»»

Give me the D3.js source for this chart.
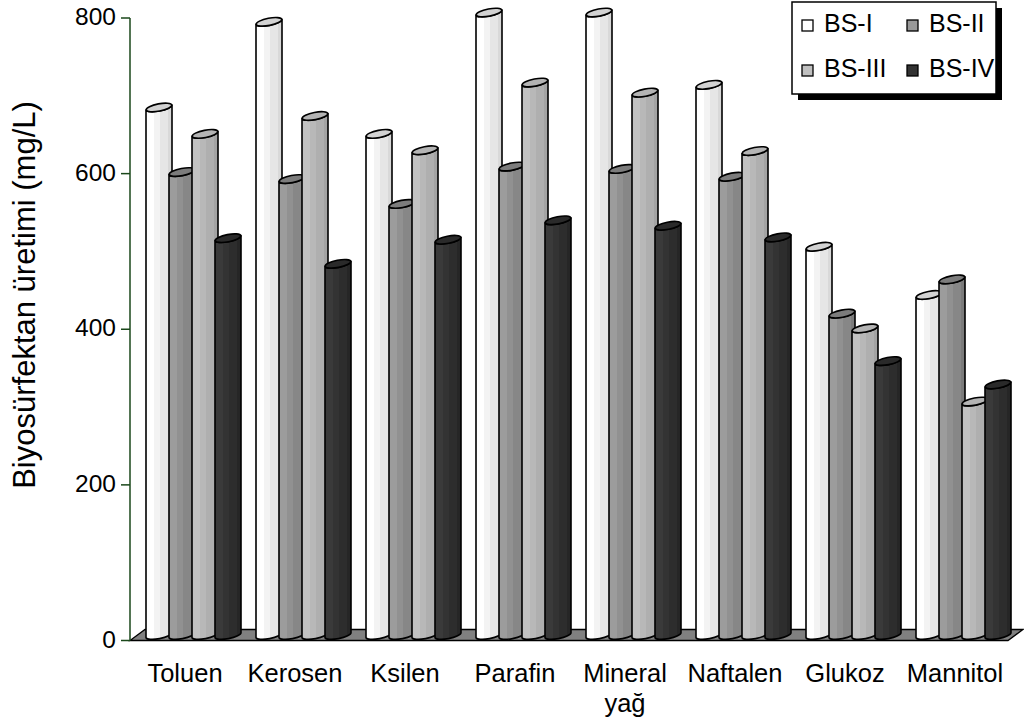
<!DOCTYPE html>
<html>
<head>
<meta charset="utf-8">
<script src="https://cdn.jsdelivr.net/npm/d3@7"></script>
<style>
  html, body { margin: 0; padding: 0; background: #fff; }
  svg { display: block; font-family: "Liberation Sans", Arial, sans-serif; }
</style>
</head>
<body>
<svg id="chart" width="1024" height="728"></svg>
<script>
// Biosurfactant production per carbon source, four strains
const categories = ["Toluen", "Kerosen", "Ksilen", "Parafin", "Mineral yağ", "Naftalen", "Glukoz", "Mannitol"];
const series = ["BS-I", "BS-II", "BS-III", "BS-IV"];
const bsI   = [678, 788, 644, 800, 800, 707, 499, 437];
const bsII  = [595, 586, 554, 602, 599, 589, 413, 457];
const bsIII = [644, 667, 623, 710, 697, 622, 394, 300];
const bsIV  = [510, 477, 508, 533, 526, 511, 352, 322];
const yTicks = [0, 200, 400, 600, 800];
const yTitle = "Biyosürfektan üretimi (mg/L)";

const seriesValues = [bsI, bsII, bsIII, bsIV];

// shading bands per series: body gradient stops and cap colour
const styles = [
  { swatch: "#ffffff", cap: "#d2d2d2", bands: ["#ffffff", "#f3f3f3", "#e6e6e6", "#d9d9d9"] },
  { swatch: "#999999", cap: "#7c7c7c", bands: ["#9c9c9c", "#919191", "#878787", "#7b7b7b"] },
  { swatch: "#c0c0c0", cap: "#b4b4b4", bands: ["#c2c2c2", "#b8b8b8", "#afafaf", "#a4a4a4"] },
  { swatch: "#333333", cap: "#2a2a2a", bands: ["#3a3a3a", "#333333", "#2d2d2d", "#262626"] }
];

const svg = d3.select("#chart");
const FONT = 24.5;
const CAT_FONT = 25.5;
const LEG_FONT = 25;
const TITLE_FONT = 31;

const plotLeft = 130, plotRight = 1010;
const y = d3.scaleLinear().domain([0, 800]).range([640.5, 18]);
const x0 = d3.scaleBand().domain(categories).range([plotLeft, plotRight]).padding(0);
const x1 = d3.scaleBand().domain(series).range([16, 16 + 92]).padding(0);
const barW = x1.bandwidth() + 3;
const depthX = 15, depthY = 11;          // floor depth offset
const midY = depthY / 2;

// gradients
const defs = svg.append("defs");
styles.forEach((s, i) => {
  const g = defs.append("linearGradient").attr("id", "grad" + i)
    .attr("x1", "0").attr("x2", "1").attr("y1", "0").attr("y2", "0");
  const edges = [0, 0.32, 0.55, 0.85, 1];
  s.bands.forEach((c, k) => {
    g.append("stop").attr("offset", edges[k]).attr("stop-color", c);
    g.append("stop").attr("offset", edges[k + 1]).attr("stop-color", c);
  });
});

// floor
const floorY = y(0);
svg.append("path")
  .attr("d", `M${plotLeft},${floorY} L${plotRight - 2},${floorY} L${plotRight - 2 + depthX},${floorY - depthY} L${plotLeft + depthX},${floorY - depthY} Z`)
  .attr("fill", "#808080").attr("stroke", "#000").attr("stroke-width", 1.3);

// y axis
const axisG = svg.append("g");
axisG.append("line")
  .attr("x1", plotLeft).attr("x2", plotLeft)
  .attr("y1", y(800)).attr("y2", y(0))
  .attr("stroke", "#1a471a").attr("stroke-width", 1.5);
yTicks.forEach(t => {
  axisG.append("line")
    .attr("x1", plotLeft - 9).attr("x2", plotLeft)
    .attr("y1", y(t)).attr("y2", y(t))
    .attr("stroke", "#1a471a").attr("stroke-width", 1.5);
  axisG.append("text")
    .attr("x", 116).attr("y", y(t) + 7)
    .attr("text-anchor", "end").attr("font-size", FONT).attr("fill", "#000")
    .text(t);
});

svg.append("text")
  .attr("transform", "translate(35,295) rotate(-90)")
  .attr("text-anchor", "middle").attr("font-size", TITLE_FONT).attr("fill", "#000")
  .text(yTitle);

// cylinders
const rx = 13, ry = 3.6, tilt = -11, dy = 2.5;
categories.forEach((cat, ci) => {
  series.forEach((sName, si) => {
    const v = seriesValues[si][ci];
    const left = x0(cat) + x1(sName);
    const cx = left + barW / 2;
    const yTop = y(v) - midY;
    const yBot = y(0) - midY;
    const r = barW / 2;
    const body =
      `M${cx - r},${yTop + dy} L${cx - r},${yBot + dy} ` +
      `A${rx},${ry} ${tilt} 0 0 ${cx + r},${yBot - dy} ` +
      `L${cx + r},${yTop - dy} ` +
      `A${rx},${ry} ${tilt} 0 1 ${cx - r},${yTop + dy} Z`;
    svg.append("path")
      .attr("d", body)
      .attr("fill", `url(#grad${si})`)
      .attr("stroke", "#000").attr("stroke-width", 1.6)
      .attr("stroke-linejoin", "round");
    svg.append("ellipse")
      .attr("cx", cx).attr("cy", yTop)
      .attr("rx", r).attr("ry", ry)
      .attr("transform", `rotate(${tilt},${cx},${yTop})`)
      .attr("fill", styles[si].cap)
      .attr("stroke", "#000").attr("stroke-width", 1.6);
  });
});

// category labels
categories.forEach(cat => {
  const t = svg.append("text")
    .attr("x", x0(cat) + x0.bandwidth() / 2)
    .attr("y", 682)
    .attr("text-anchor", "middle").attr("font-size", CAT_FONT).attr("fill", "#000");
  cat.split(" ").forEach((w, k) => {
    t.append("tspan")
      .attr("x", x0(cat) + x0.bandwidth() / 2)
      .attr("dy", k === 0 ? 0 : 30)
      .text(w);
  });
});

// legend
const lg = svg.append("g");
const lx = 792, ly = 2, lw = 204, lh = 92;
lg.append("rect").attr("x", lx + 6).attr("y", ly + 6).attr("width", lw).attr("height", lh).attr("fill", "#000");
lg.append("rect").attr("x", lx).attr("y", ly).attr("width", lw).attr("height", lh)
  .attr("fill", "#fff").attr("stroke", "#000").attr("stroke-width", 1.5);
series.forEach((sName, si) => {
  const col = si % 2, row = Math.floor(si / 2);
  const sx = 802 + col * 105;
  const base = 32 + row * 45;
  lg.append("rect")
    .attr("x", sx).attr("y", base - 12).attr("width", 11).attr("height", 11)
    .attr("fill", styles[si].swatch).attr("stroke", "#000").attr("stroke-width", 1.3);
  lg.append("text")
    .attr("x", sx + 22).attr("y", base)
    .attr("font-size", LEG_FONT).attr("fill", "#000")
    .text(sName);
});
</script>
</body>
</html>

««

__WHAT YOU HAVE TO DO__.
Repeat the data exactly, excluding the pictures.

__TASK RESULT__.
Give me the D3.js source for this chart.
<!DOCTYPE html>
<html>
<head>
<meta charset="utf-8">
<script src="https://cdn.jsdelivr.net/npm/d3@7"></script>
<style>
  html, body { margin: 0; padding: 0; background: #fff; }
  svg { display: block; font-family: "Liberation Sans", Arial, sans-serif; }
</style>
</head>
<body>
<svg id="chart" width="1024" height="728"></svg>
<script>
// Biosurfactant production per carbon source, four strains
const categories = ["Toluen", "Kerosen", "Ksilen", "Parafin", "Mineral yağ", "Naftalen", "Glukoz", "Mannitol"];
const series = ["BS-I", "BS-II", "BS-III", "BS-IV"];
const bsI   = [678, 788, 644, 800, 800, 707, 499, 437];
const bsII  = [595, 586, 554, 602, 599, 589, 413, 457];
const bsIII = [644, 667, 623, 710, 697, 622, 394, 300];
const bsIV  = [510, 477, 508, 533, 526, 511, 352, 322];
const yTicks = [0, 200, 400, 600, 800];
const yTitle = "Biyosürfektan üretimi (mg/L)";

const seriesValues = [bsI, bsII, bsIII, bsIV];

// shading bands per series: body gradient stops and cap colour
const styles = [
  { swatch: "#ffffff", cap: "#d2d2d2", bands: ["#ffffff", "#f3f3f3", "#e6e6e6", "#d9d9d9"] },
  { swatch: "#999999", cap: "#7c7c7c", bands: ["#9c9c9c", "#919191", "#878787", "#7b7b7b"] },
  { swatch: "#c0c0c0", cap: "#b4b4b4", bands: ["#c2c2c2", "#b8b8b8", "#afafaf", "#a4a4a4"] },
  { swatch: "#333333", cap: "#2a2a2a", bands: ["#3a3a3a", "#333333", "#2d2d2d", "#262626"] }
];

const svg = d3.select("#chart");
const FONT = 24.5;
const CAT_FONT = 25.5;
const LEG_FONT = 25;
const TITLE_FONT = 31;

const plotLeft = 130, plotRight = 1010;
const y = d3.scaleLinear().domain([0, 800]).range([640.5, 18]);
const x0 = d3.scaleBand().domain(categories).range([plotLeft, plotRight]).padding(0);
const x1 = d3.scaleBand().domain(series).range([16, 16 + 92]).padding(0);
const barW = x1.bandwidth() + 3;
const depthX = 15, depthY = 11;          // floor depth offset
const midY = depthY / 2;

// gradients
const defs = svg.append("defs");
styles.forEach((s, i) => {
  const g = defs.append("linearGradient").attr("id", "grad" + i)
    .attr("x1", "0").attr("x2", "1").attr("y1", "0").attr("y2", "0");
  const edges = [0, 0.32, 0.55, 0.85, 1];
  s.bands.forEach((c, k) => {
    g.append("stop").attr("offset", edges[k]).attr("stop-color", c);
    g.append("stop").attr("offset", edges[k + 1]).attr("stop-color", c);
  });
});

// floor
const floorY = y(0);
svg.append("path")
  .attr("d", `M${plotLeft},${floorY} L${plotRight - 2},${floorY} L${plotRight - 2 + depthX},${floorY - depthY} L${plotLeft + depthX},${floorY - depthY} Z`)
  .attr("fill", "#808080").attr("stroke", "#000").attr("stroke-width", 1.3);

// y axis
const axisG = svg.append("g");
axisG.append("line")
  .attr("x1", plotLeft).attr("x2", plotLeft)
  .attr("y1", y(800)).attr("y2", y(0))
  .attr("stroke", "#1a471a").attr("stroke-width", 1.5);
yTicks.forEach(t => {
  axisG.append("line")
    .attr("x1", plotLeft - 9).attr("x2", plotLeft)
    .attr("y1", y(t)).attr("y2", y(t))
    .attr("stroke", "#1a471a").attr("stroke-width", 1.5);
  axisG.append("text")
    .attr("x", 116).attr("y", y(t) + 7)
    .attr("text-anchor", "end").attr("font-size", FONT).attr("fill", "#000")
    .text(t);
});

svg.append("text")
  .attr("transform", "translate(35,295) rotate(-90)")
  .attr("text-anchor", "middle").attr("font-size", TITLE_FONT).attr("fill", "#000")
  .text(yTitle);

// cylinders
const rx = 13, ry = 3.6, tilt = -11, dy = 2.5;
categories.forEach((cat, ci) => {
  series.forEach((sName, si) => {
    const v = seriesValues[si][ci];
    const left = x0(cat) + x1(sName);
    const cx = left + barW / 2;
    const yTop = y(v) - midY;
    const yBot = y(0) - midY;
    const r = barW / 2;
    const body =
      `M${cx - r},${yTop + dy} L${cx - r},${yBot + dy} ` +
      `A${rx},${ry} ${tilt} 0 0 ${cx + r},${yBot - dy} ` +
      `L${cx + r},${yTop - dy} ` +
      `A${rx},${ry} ${tilt} 0 1 ${cx - r},${yTop + dy} Z`;
    svg.append("path")
      .attr("d", body)
      .attr("fill", `url(#grad${si})`)
      .attr("stroke", "#000").attr("stroke-width", 1.6)
      .attr("stroke-linejoin", "round");
    svg.append("ellipse")
      .attr("cx", cx).attr("cy", yTop)
      .attr("rx", r).attr("ry", ry)
      .attr("transform", `rotate(${tilt},${cx},${yTop})`)
      .attr("fill", styles[si].cap)
      .attr("stroke", "#000").attr("stroke-width", 1.6);
  });
});

// category labels
categories.forEach(cat => {
  const t = svg.append("text")
    .attr("x", x0(cat) + x0.bandwidth() / 2)
    .attr("y", 682)
    .attr("text-anchor", "middle").attr("font-size", CAT_FONT).attr("fill", "#000");
  cat.split(" ").forEach((w, k) => {
    t.append("tspan")
      .attr("x", x0(cat) + x0.bandwidth() / 2)
      .attr("dy", k === 0 ? 0 : 30)
      .text(w);
  });
});

// legend
const lg = svg.append("g");
const lx = 792, ly = 2, lw = 204, lh = 92;
lg.append("rect").attr("x", lx + 6).attr("y", ly + 6).attr("width", lw).attr("height", lh).attr("fill", "#000");
lg.append("rect").attr("x", lx).attr("y", ly).attr("width", lw).attr("height", lh)
  .attr("fill", "#fff").attr("stroke", "#000").attr("stroke-width", 1.5);
series.forEach((sName, si) => {
  const col = si % 2, row = Math.floor(si / 2);
  const sx = 802 + col * 105;
  const base = 32 + row * 45;
  lg.append("rect")
    .attr("x", sx).attr("y", base - 12).attr("width", 11).attr("height", 11)
    .attr("fill", styles[si].swatch).attr("stroke", "#000").attr("stroke-width", 1.3);
  lg.append("text")
    .attr("x", sx + 22).attr("y", base)
    .attr("font-size", LEG_FONT).attr("fill", "#000")
    .text(sName);
});
</script>
</body>
</html>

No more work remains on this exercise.